Inferring Class Label Distribution of Training Data from Classifiers: An Accuracy-Augmented Meta-Classifier Attack
This addresses privacy concerns in industrial and healthcare applications where label proportions are sensitive, representing an incremental advance over existing binary property inference attacks.
The paper tackles the problem of inferring the class label distribution of training data from machine learning classifiers, proposing a meta-classifier attack that achieves a maximum relative improvement of 52% over state-of-the-art methods.

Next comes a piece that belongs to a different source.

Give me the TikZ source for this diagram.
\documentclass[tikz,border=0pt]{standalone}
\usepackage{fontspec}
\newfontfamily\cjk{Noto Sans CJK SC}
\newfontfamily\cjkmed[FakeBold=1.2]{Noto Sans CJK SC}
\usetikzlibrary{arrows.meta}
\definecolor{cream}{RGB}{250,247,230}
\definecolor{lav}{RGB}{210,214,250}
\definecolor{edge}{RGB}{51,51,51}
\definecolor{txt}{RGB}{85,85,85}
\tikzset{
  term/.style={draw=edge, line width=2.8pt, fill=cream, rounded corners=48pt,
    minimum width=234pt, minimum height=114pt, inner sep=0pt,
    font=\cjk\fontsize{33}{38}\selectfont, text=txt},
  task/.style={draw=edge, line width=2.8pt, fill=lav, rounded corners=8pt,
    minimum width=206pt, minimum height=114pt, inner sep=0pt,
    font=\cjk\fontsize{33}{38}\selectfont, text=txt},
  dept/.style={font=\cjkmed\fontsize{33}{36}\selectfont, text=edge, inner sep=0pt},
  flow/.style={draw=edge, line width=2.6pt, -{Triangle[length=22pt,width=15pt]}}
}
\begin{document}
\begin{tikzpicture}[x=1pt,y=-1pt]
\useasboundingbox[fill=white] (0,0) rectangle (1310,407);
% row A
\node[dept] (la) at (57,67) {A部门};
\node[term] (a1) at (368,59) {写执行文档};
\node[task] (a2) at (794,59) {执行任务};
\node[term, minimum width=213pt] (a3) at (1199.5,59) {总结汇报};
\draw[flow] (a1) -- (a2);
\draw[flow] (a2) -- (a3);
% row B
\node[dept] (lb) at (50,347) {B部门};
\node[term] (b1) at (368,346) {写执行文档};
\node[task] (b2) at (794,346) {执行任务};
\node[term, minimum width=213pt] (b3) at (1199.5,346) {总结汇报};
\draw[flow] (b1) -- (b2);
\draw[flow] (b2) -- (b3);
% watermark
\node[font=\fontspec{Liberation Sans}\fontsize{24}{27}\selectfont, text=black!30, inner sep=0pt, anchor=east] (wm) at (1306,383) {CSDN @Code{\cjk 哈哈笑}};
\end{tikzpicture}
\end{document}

Property inference attacks against machine learning (ML) models aim to infer properties of the training data that are unrelated to the primary task of the model, and have so far been formulated as binary decision problems, i.e., whether or not the training data have a certain property. However, in industrial and healthcare applications, the proportion of labels in the training data is quite often also considered sensitive information. In this paper we introduce a new type of property inference attack that unlike binary decision problems in literature, aim at inferring the class label distribution of the training data from parameters of ML classifier models. We propose a method based on \emph{shadow training} and a \emph{meta-classifier} trained on the parameters of the shadow classifiers augmented with the accuracy of the classifiers on auxiliary data. We evaluate the proposed approach for ML classifiers with fully connected neural network architectures. We find that the proposed \emph{meta-classifier} attack provides a maximum relative improvement of $52\%$ over state of the art.